begin GIVEN MATERIAL

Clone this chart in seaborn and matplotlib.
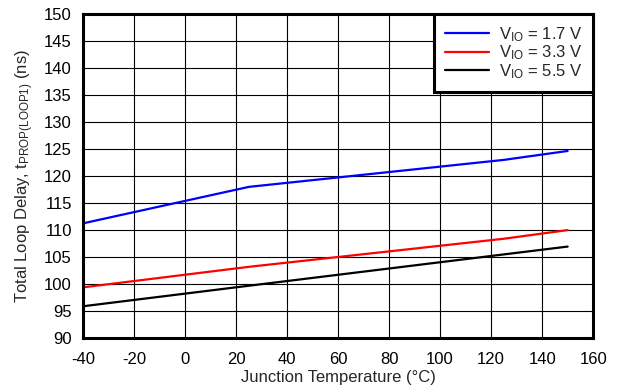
import matplotlib
matplotlib.use("Agg")
import matplotlib.pyplot as plt
import seaborn as sns
import pandas as pd

temps = [-40, 25, 125, 150]
v17 = [111.25, 118.0, 123.0, 124.65]
v33 = [99.4, 103.2, 108.4, 110.0]
v55 = [95.9, 99.7, 105.5, 106.95]
series_labels = [r"V$_{\mathrm{IO}}$ = 1.7 V", r"V$_{\mathrm{IO}}$ = 3.3 V", r"V$_{\mathrm{IO}}$ = 5.5 V"]
colors = ["#0000FF", "#FF0000", "#000000"]
xticks = list(range(-40, 161, 20))
yticks = list(range(90, 151, 5))

rows = []
for lab, vals in zip(series_labels, [v17, v33, v55]):
    for t, v in zip(temps, vals):
        rows.append({"T": t, "delay": v, "series": lab})
df = pd.DataFrame(rows)

sns.set_style("white")
plt.rcParams["font.family"] = ["Liberation Sans", "DejaVu Sans"]
plt.rcParams["mathtext.fontset"] = "custom"
plt.rcParams["mathtext.rm"] = "Liberation Sans"
plt.rcParams["mathtext.it"] = "Liberation Sans"
plt.rcParams["mathtext.bf"] = "Liberation Sans"
plt.rcParams["axes.unicode_minus"] = False

fs = 12
fig = plt.figure(figsize=(6.29, 3.9), dpi=100)
ax = fig.add_axes([0.132, 0.133, 0.811, 0.831])
sns.lineplot(data=df, x="T", y="delay", hue="series", palette=colors,
             hue_order=series_labels, ax=ax, linewidth=1.6, legend=True)

ax.set_xlim(-40, 160)
ax.set_ylim(90, 150)
ax.set_xticks(xticks)
ax.set_yticks(yticks)
ax.grid(True, color="black", linewidth=0.8)
ax.set_axisbelow(True)
for s in ax.spines.values():
    s.set_color("black")
    s.set_linewidth(2.2)
ax.tick_params(axis="y", labelsize=fs, colors="black", length=0, pad=8)
ax.tick_params(axis="x", labelsize=fs, colors="black", length=0, pad=10)
ax.set_xlabel("Junction Temperature (°C)", fontsize=fs, labelpad=2)
ax.set_ylabel(r"Total Loop Delay, t$_{\mathrm{PROP(LOOP1)}}$ (ns)", fontsize=fs, labelpad=6)

leg = ax.legend(loc="upper right", fontsize=fs, frameon=True, fancybox=False,
                borderaxespad=0, handlelength=2.6, handletextpad=0.6,
                labelspacing=0.0, borderpad=0.65, edgecolor="black")
leg.get_frame().set_linewidth(2.2)
leg.get_frame().set_alpha(1)
for line in leg.get_lines():
    line.set_linewidth(1.6)

fig.savefig("out.png", dpi=100)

end GIVEN MATERIAL

• **TASK GOAL**: Leave out the pictures and copy the rest of the material above exactly.

• **REPLY**:
Clone this chart in seaborn and matplotlib.
import matplotlib
matplotlib.use("Agg")
import matplotlib.pyplot as plt
import seaborn as sns
import pandas as pd

temps = [-40, 25, 125, 150]
v17 = [111.25, 118.0, 123.0, 124.65]
v33 = [99.4, 103.2, 108.4, 110.0]
v55 = [95.9, 99.7, 105.5, 106.95]
series_labels = [r"V$_{\mathrm{IO}}$ = 1.7 V", r"V$_{\mathrm{IO}}$ = 3.3 V", r"V$_{\mathrm{IO}}$ = 5.5 V"]
colors = ["#0000FF", "#FF0000", "#000000"]
xticks = list(range(-40, 161, 20))
yticks = list(range(90, 151, 5))

rows = []
for lab, vals in zip(series_labels, [v17, v33, v55]):
    for t, v in zip(temps, vals):
        rows.append({"T": t, "delay": v, "series": lab})
df = pd.DataFrame(rows)

sns.set_style("white")
plt.rcParams["font.family"] = ["Liberation Sans", "DejaVu Sans"]
plt.rcParams["mathtext.fontset"] = "custom"
plt.rcParams["mathtext.rm"] = "Liberation Sans"
plt.rcParams["mathtext.it"] = "Liberation Sans"
plt.rcParams["mathtext.bf"] = "Liberation Sans"
plt.rcParams["axes.unicode_minus"] = False

fs = 12
fig = plt.figure(figsize=(6.29, 3.9), dpi=100)
ax = fig.add_axes([0.132, 0.133, 0.811, 0.831])
sns.lineplot(data=df, x="T", y="delay", hue="series", palette=colors,
             hue_order=series_labels, ax=ax, linewidth=1.6, legend=True)

ax.set_xlim(-40, 160)
ax.set_ylim(90, 150)
ax.set_xticks(xticks)
ax.set_yticks(yticks)
ax.grid(True, color="black", linewidth=0.8)
ax.set_axisbelow(True)
for s in ax.spines.values():
    s.set_color("black")
    s.set_linewidth(2.2)
ax.tick_params(axis="y", labelsize=fs, colors="black", length=0, pad=8)
ax.tick_params(axis="x", labelsize=fs, colors="black", length=0, pad=10)
ax.set_xlabel("Junction Temperature (°C)", fontsize=fs, labelpad=2)
ax.set_ylabel(r"Total Loop Delay, t$_{\mathrm{PROP(LOOP1)}}$ (ns)", fontsize=fs, labelpad=6)

leg = ax.legend(loc="upper right", fontsize=fs, frameon=True, fancybox=False,
                borderaxespad=0, handlelength=2.6, handletextpad=0.6,
                labelspacing=0.0, borderpad=0.65, edgecolor="black")
leg.get_frame().set_linewidth(2.2)
leg.get_frame().set_alpha(1)
for line in leg.get_lines():
    line.set_linewidth(1.6)

fig.savefig("out.png", dpi=100)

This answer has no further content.